In the 1990s, Merchant Ivory Productions, with assistance from the Academy Film Archive and Sony Pictures Classics, undertook a project to restore the prints. The restored prints, along with several other Ray films, were released in select US theatres. As of May 2016, the film has a 97% fresh rating on Rotten Tomatoes based on an aggregate of 39 reviews. The website's critical consensus reads, "A film that requires and rewards patience in equal measure, Pather Panchali finds director Satyajit Ray delivering a classic with his debut." Pather Panchali is available in DVD in Region 2 (DVD region code) PAL and Region 1 NTSC formats. Artificial Eye Entertainment is the distributor of Region 2 while Columbia Tri-Star is the distributor of Region 1 format.[a]
In 2013, the video distribution company The Criterion Collection, in collaboration with the Academy of Motion Picture Arts and Sciences’ Film Archive, began the restoration of the original negatives of the Apu trilogy, including Pather Panchali.
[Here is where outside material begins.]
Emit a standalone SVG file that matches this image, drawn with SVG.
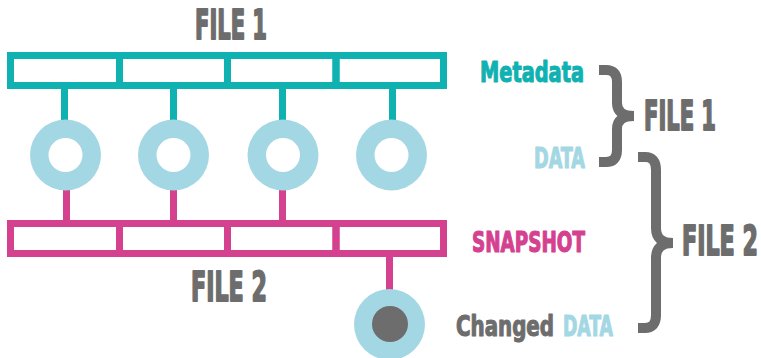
<svg xmlns="http://www.w3.org/2000/svg" width="761" height="358" viewBox="0 0 761 358">
  <style>
    .meta { fill: none; stroke: #10b1b1; stroke-width: 7; }
    .snap { fill: none; stroke: #d4418f; stroke-width: 7; }
    .ring { fill: #a4d7e4; }
    .hole { fill: #ffffff; }
    .dark { fill: #6d6d6d; }
    .brace { fill: none; stroke: #6d6d6d; stroke-width: 10; stroke-linejoin: miter; }
    text { font-family: "DejaVu Sans Condensed", "DejaVu Sans", sans-serif; font-weight: bold; stroke-linejoin: round; }
    .big { font-size: 40px; fill: #6d6d6d; stroke: #6d6d6d; stroke-width: 1.8; }
    .lbl { font-size: 28px; stroke-width: 1.1; }
    .teal { fill: #10b1b1; stroke: #10b1b1; }
    .blue { fill: #a4d7e4; stroke: #a4d7e4; }
    .pink { fill: #d4418f; stroke: #d4418f; }
    .gray { fill: #6d6d6d; stroke: #6d6d6d; }
  </style>

  <!-- connectors -->
  <g id="connectors">
    <line class="meta" x1="64.5" y1="88" x2="64.5" y2="122"/>
    <line class="meta" x1="173.5" y1="88" x2="173.5" y2="122"/>
    <line class="meta" x1="282.5" y1="88" x2="282.5" y2="122"/>
    <line class="meta" x1="392.5" y1="88" x2="392.5" y2="122"/>
    <line class="snap" x1="66.5" y1="188" x2="66.5" y2="221"/>
    <line class="snap" x1="173.5" y1="188" x2="173.5" y2="221"/>
    <line class="snap" x1="282.5" y1="188" x2="282.5" y2="221"/>
    <line class="snap" x1="389.5" y1="256" x2="389.5" y2="292"/>
  </g>

  <!-- metadata blocks (file 1) -->
  <g id="meta-1"><rect class="meta" x="10.5" y="55.5" width="109" height="30"/></g>
  <g id="meta-2"><rect class="meta" x="119.5" y="55.5" width="108" height="30"/></g>
  <g id="meta-3"><rect class="meta" x="227.5" y="55.5" width="108.5" height="30"/></g>
  <g id="meta-4"><rect class="meta" x="336" y="55.5" width="107.5" height="30"/></g>

  <!-- data blocks -->
  <g id="data-1"><circle class="ring" cx="65.5" cy="155" r="35.5"/><circle class="hole" cx="65.5" cy="155" r="17"/></g>
  <g id="data-2"><circle class="ring" cx="173.5" cy="155" r="35.5"/><circle class="hole" cx="173.5" cy="155" r="17"/></g>
  <g id="data-3"><circle class="ring" cx="283" cy="155" r="35.5"/><circle class="hole" cx="283" cy="155" r="17"/></g>
  <g id="data-4"><circle class="ring" cx="391.5" cy="155" r="35.5"/><circle class="hole" cx="391.5" cy="155" r="17"/></g>

  <!-- snapshot blocks (file 2) -->
  <g id="snap-1"><rect class="snap" x="10.5" y="223.5" width="109" height="30"/></g>
  <g id="snap-2"><rect class="snap" x="119.5" y="223.5" width="108" height="30"/></g>
  <g id="snap-3"><rect class="snap" x="227.5" y="223.5" width="108.5" height="30"/></g>
  <g id="snap-4"><rect class="snap" x="336" y="223.5" width="107.5" height="30"/></g>

  <!-- changed data block -->
  <g id="changed-data"><circle class="ring" cx="389.5" cy="324.5" r="35.5"/><circle class="dark" cx="390" cy="324" r="18"/></g>

  <!-- titles (condensed by horizontal scaling) -->
  <g id="title-file1"><text class="big" transform="translate(195,39) scale(0.6,1)" textLength="120" lengthAdjust="spacingAndGlyphs">FILE 1</text></g>
  <g id="title-file2"><text class="big" transform="translate(191,301) scale(0.633,1)" textLength="120" lengthAdjust="spacingAndGlyphs">FILE 2</text></g>

  <!-- legend -->
  <g id="legend">
    <text class="lbl teal" transform="translate(480,82) scale(0.788,1)" textLength="132" lengthAdjust="spacingAndGlyphs">Metadata</text>
    <text class="lbl blue" transform="translate(534,168) scale(0.662,1)" textLength="77" lengthAdjust="spacingAndGlyphs">DATA</text>
    <text class="lbl pink" transform="translate(472,252) scale(0.729,1)" textLength="155" lengthAdjust="spacingAndGlyphs">SNAPSHOT</text>
    <text class="lbl gray" transform="translate(456,336) scale(0.784,1)" textLength="125" lengthAdjust="spacingAndGlyphs">Changed</text>
    <text class="lbl blue" transform="translate(563,336) scale(0.649,1)" textLength="77" lengthAdjust="spacingAndGlyphs">DATA</text>
  </g>

  <!-- braces -->
  <g id="brace-file1">
    <path class="brace" d="M599,70 H606 Q617,70 617,82 V103 Q617,116 634,116 Q617,116 617,129 V150 Q617,162 606,162 H599"/>
    <text class="big" transform="translate(644,130) scale(0.6,1)" textLength="120" lengthAdjust="spacingAndGlyphs">FILE 1</text>
  </g>
  <g id="brace-file2">
    <path class="brace" d="M638,157 H645 Q656,157 656,170 V228 Q656,243 673,243 Q656,243 656,258 V315 Q656,328 645,328 H638"/>
    <text class="big" transform="translate(682,255) scale(0.633,1)" textLength="120" lengthAdjust="spacingAndGlyphs">FILE 2</text>
  </g>
</svg>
These negatives had been severely damaged by a fire in London in 1993, and all film cans and fragments belonging to the Ray films were sent to the Motion Picture Academy for storage, where they lay unseen for two decades. It was discovered upon reexamination that, although many parts of the films were indeed destroyed by fire or the effects of age, other parts were salvageable. The materials were shipped to a restoration laboratory in Bologna, Italy: L’Immagine Ritrovata. Over a thousand hours of labor by hand were expended in restoring and scanning the negatives and, in the end, about 40 percent of the Pather Panchali negative was restored. (For those parts of the negative that were missing or unusable, duplicate negatives and fine-grain masters from various commercial or archival sources were used.) The Criterion Collection’s own lab then spent six months creating the digital version of all three films, at times choosing to preserve the distinctive look of the films even at the cost of retaining some imperfections.
On 4 May 2015, the restored Pather Panchali premiered at the Museum of Modern Art, a little more than 60 years to the day after the film’s world premiere at the same venue. Several days later, all three films opened at New York’s Film Forum, where they were originally scheduled to run for three weeks. Because of overwhelming public demand – with one writer commenting that "audiences can’t seem to get enough" – the films were held over at that theater until June 30. The trilogy was then sent to be exhibited in many other cities throughout the U.S. and Canada. The restoration work was widely acclaimed, with commentators calling the look of the restored films "gorgeous", "pristine" and “incredible”.